Last week reminded me how well off most of us in the NFT community are, whose problems are often whether or not their JPEGs are losing value or whether they'll get a spot on the whitelist for the next hyped NFT project. While we were pursuing our first-world problems, a war broke out in Ukraine. I couldn't believe it. For a few days, everyone was quite perplexed as to how to proceed. But then initiatives were formed relatively quickly. Many support Ukrainian artists e.g. by buying NFTs from them. Others send cryptocurrencies directly to Ukraine or to NGOs working there. Over $50 million in crypto donations have been received by the Ukrainian government to this day. The Ukrainian government has now even announced an airdrop for everyone who made a donation.
In addition to smaller donations, I've been tinkering with my adaptable Metakay NFT and putting up a message, namely that the NFT community are Friends of Peace.
Then I bought this pixelart animation by Mr. Costard, which expresses my thoughts of the past week quite well.

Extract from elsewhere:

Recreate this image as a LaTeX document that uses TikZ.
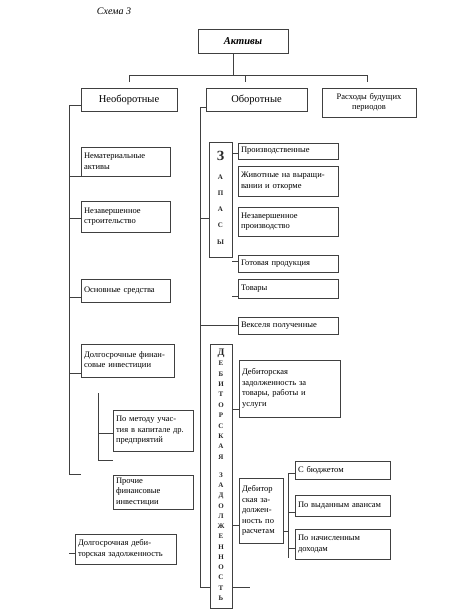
\documentclass[tikz,border=0pt]{standalone}
\usepackage{fontspec}
\setmainfont{Liberation Serif}
\begin{document}
\begin{tikzpicture}[x=1pt,y=-1pt,
  box/.style={draw=black!75, line width=0.7pt, inner xsep=3pt, inner ysep=0pt, align=left, font=\fontsize{8.5}{10.5}\selectfont, anchor=center},
  ln/.style={draw=black!75, line width=0.7pt},
  vl/.style={font=\fontsize{7}{7}\selectfont\bfseries, inner sep=0pt, text=black!85},
  vbox/.style={draw=black!75, line width=0.7pt, inner sep=0pt}]
\useasboundingbox (0,0) rectangle (464,613);

\node[font=\fontsize{10}{10}\selectfont\itshape] (title) at (114,11) {Схема 3};

% top level
\node[box, text width=84pt, minimum height=24pt, align=center, font=\fontsize{10.5}{12}\selectfont\bfseries\itshape] (aktivy) at (243,41) {Активы};
\node[box, text width=90pt, minimum height=23pt, align=center, font=\fontsize{10.5}{12}\selectfont] (neob) at (129,99.5) {Необоротные};
\node[box, text width=95pt, minimum height=23pt, align=center, font=\fontsize{10.5}{12}\selectfont] (ob) at (256.5,99.5) {Оборотные};
\node[box, text width=88pt, minimum height=29pt, align=center] (rbp) at (369,102.5) {Расходы будущих\\периодов};

% left column
\node[box, text width=83pt, minimum height=29pt] (nemat) at (125.5,161.5) {Нематериальные\\активы};
\node[box, text width=83pt, minimum height=31pt] (nezstr) at (125.5,216.5) {Незавершенное\\строительство};
\node[box, text width=83pt, minimum height=23pt] (osn) at (125.5,290.5) {Основные средства};
\node[box, text width=87pt, minimum height=33pt] (dfi) at (127.5,360.5) {Долгосрочные финан-\\совые инвестиции};
\node[box, text width=74pt, minimum height=41pt] (pometodu) at (153,430.5) {По методу учас-\\тия в капитале др.\\предприятий};
\node[box, text width=74pt, minimum height=34pt] (prochie) at (153,492) {Прочие\\финансовые\\инвестиции};
\node[box, text width=95pt, minimum height=30pt] (ddz) at (125.5,549) {Долгосрочная деби-\\торская задолженность};

% middle column
\node[vbox, minimum width=23pt, minimum height=115pt] (zapasy) at (220.5,199.5) {};
\node[box, text width=94pt, minimum height=16pt] (proizv) at (288,151) {Производственные};
\node[box, text width=94pt, minimum height=30pt] (zhiv) at (288,181) {Животные на выращи-\\вании и откорме};
\node[box, text width=94pt, minimum height=29pt] (nezpr) at (288,221.5) {Незавершенное\\производство};
\node[box, text width=94pt, minimum height=17pt] (gotov) at (288,263.5) {Готовая продукция};
\node[box, text width=94pt, minimum height=19pt] (tovary) at (288,288.5) {Товары};
\node[box, text width=94pt, minimum height=17pt] (veks) at (288,325.5) {Векселя полученные};

\node[vbox, minimum width=22pt, minimum height=264pt] (debvert) at (221,476) {};
\node[box, text width=95pt, minimum height=57pt] (debtov) at (289.5,388.5) {Дебиторская\\задолженность за\\товары, работы и\\услуги};
\node[box, text width=38pt, minimum height=65pt, inner xsep=3pt] (debrasch) at (261,510.5) {Дебитор\\ская за-\\должен-\\ность по\\расчетам};
\node[box, text width=89pt, minimum height=18pt] (sbud) at (342.5,470) {С бюджетом};
\node[box, text width=89pt, minimum height=21pt] (povyd) at (342.5,505.5) {По выданным авансам};
\node[box, text width=89pt, minimum height=30pt] (ponach) at (342.5,544) {По начисленным\\доходам};

% vertical letters: ЗАПАСЫ
\node[vl, font=\fontsize{14}{14}\selectfont\bfseries] (z0) at (220.5,156) {З};
\foreach \ch/\yy [count=\i] in {А/177,П/193,А/209,С/225,Ы/242}
  \node[vl] (z\i) at (220.5,\yy) {\ch};

% vertical letters: ДЕБИТОРСКАЯ ЗАДОЛЖЕННОСТЬ
\node[vl, font=\fontsize{10}{10}\selectfont\bfseries] (dv0) at (221,353) {Д};
\foreach \ch [count=\i] in {Е,Б,И,Т,О,Р,С,К,А,Я}
  \node[vl] (dv\i) at (221,{353+\i*10.4}) {\ch};
\foreach \ch [count=\i from 0] in {З,А,Д,О,Л,Ж,Е,Н,Н,О,С,Т,Ь}
  \node[vl] (dz\i) at (221,{475+\i*10.25}) {\ch};

% top bracket
\coordinate (T0) at (233,75);
\coordinate (TL) at (129,75);
\coordinate (TR) at (367,75);
\coordinate (TLd) at (129,82);
\coordinate (TMd) at (245,82);
\coordinate (TM) at (245,75);
\coordinate (TRd) at (367,82);
\draw[ln] (aktivy.south -| T0) -- (T0);
\draw[ln] (TLd) -- (TL) -- (TR) -- (TRd);
\draw[ln] (TM) -- (TMd);

% left trunk
\coordinate (L0) at (69,105);
\coordinate (L1) at (69,474);
\coordinate (L1e) at (81,474);
\draw[ln] (neob.west |- L0) -- (L0) -- (L1) -- (L1e);
\coordinate (La) at (69,176);
\coordinate (Lb) at (69,218);
\coordinate (Lc) at (69,297);
\coordinate (Ld) at (69,373);
\draw[ln] (La) -- (La -| nemat.west);
\draw[ln] (Lb) -- (Lb -| nezstr.west);
\draw[ln] (Lc) -- (Lc -| osn.west);
\draw[ln] (Ld) -- (Ld -| dfi.west);
\coordinate (I0) at (98,393);
\coordinate (I1) at (98,460);
\coordinate (I1e) at (113,460);
\coordinate (Im) at (98,433);
\draw[ln] (I0) -- (I1) -- (I1e);
\draw[ln] (Im) -- (Im -| pometodu.west);
\coordinate (Dd) at (69,553);
\draw[ln] (Dd) -- (Dd -| ddz.west);

% right trunk
\coordinate (R0) at (200,107);
\coordinate (R1) at (200,587);
\draw[ln] (ob.west |- R0) -- (R0) -- (R1) -- (R1 -| debvert.west);
\coordinate (Ra) at (200,218);
\coordinate (Rb) at (200,325);
\draw[ln] (Ra) -- (Ra -| zapasy.west);
\draw[ln] (Rb) -- (Rb -| veks.west);
\coordinate (Za) at (232,153);
\coordinate (Zb) at (232,261);
\coordinate (Zc) at (232,296);
\draw[ln] (zapasy.east |- Za) -- (Za -| proizv.west);
\draw[ln] (Zb) -- (Zb -| gotov.west);
\draw[ln] (Zc) -- (Zc -| tovary.west);
\coordinate (Da) at (0,409);
\coordinate (Db) at (0,525);
\coordinate (Dc) at (250,587);
\draw[ln] (debvert.east |- Da) -- (debtov.west |- Da);
\draw[ln] (debvert.east |- Db) -- (debrasch.west |- Db);
\draw[ln] (debvert.east |- Dc) -- (Dc);
\coordinate (B0) at (288,473);
\coordinate (B1) at (288,558);
\coordinate (Bm) at (288,531);
\coordinate (B2) at (288,512);
\coordinate (B3) at (288,548);
\draw[ln] (debrasch.east |- Bm) -- (Bm);
\draw[ln] (B0 -| sbud.west) -- (B0) -- (B1);
\draw[ln] (B2) -- (B2 -| povyd.west);
\draw[ln] (B3) -- (B3 -| ponach.west);
\end{tikzpicture}
\end{document}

Last week's bitcoin price movement also got me thinking. On the first day of the Ukraine war, bitcoin (and with it almost all other cryptocurrencies) crashed severely, to below $35,000. Actually, I was expecting a bear market to come. However, a week after the start of the Ukraine war, the price is up to $44,000 at times. Cryptocurrencies are popular in Russia and Ukraine, and demand for them is high in both countries - especially in the last few weeks. In Russia, cryptocurrencies could be used to circumvent economic sanctions or to protect against the devaluation of the ruble. In Ukraine, cryptocurrencies in a crypto wallet could be an easy tool to safely transport one's capital while leaving the country. To restore a wallet in a new country, on a new computer, it only needs the recovery phrase, which consists of 12 words. Consequently, it does not need any technology to transport it. Only the 12 words of the recovery phrase of the crypto wallet need to be remembered. Especially when you are on the run, this seems to me to be a useful way to transport your liquid assets while avoiding the risk of being robbed.
Last but not least, yesterday I bought this NFT (also from Mr. Costard) where 50% of the sales go to NGOs helping in Ukraine.
Disclaimer: The thoughts published in this publication are my personal opinions and should not be viewed as investment advice. I am not a financial expert. My specialty is entrepreneurship, innovation & marketing. Readers should always do their own research. I own various cryptocurrencies and NFTs, however in many cases it is for the sake of researching the field and gaining a deeper understanding of Web3, NFTs and the Metaverse and not for investment purposes.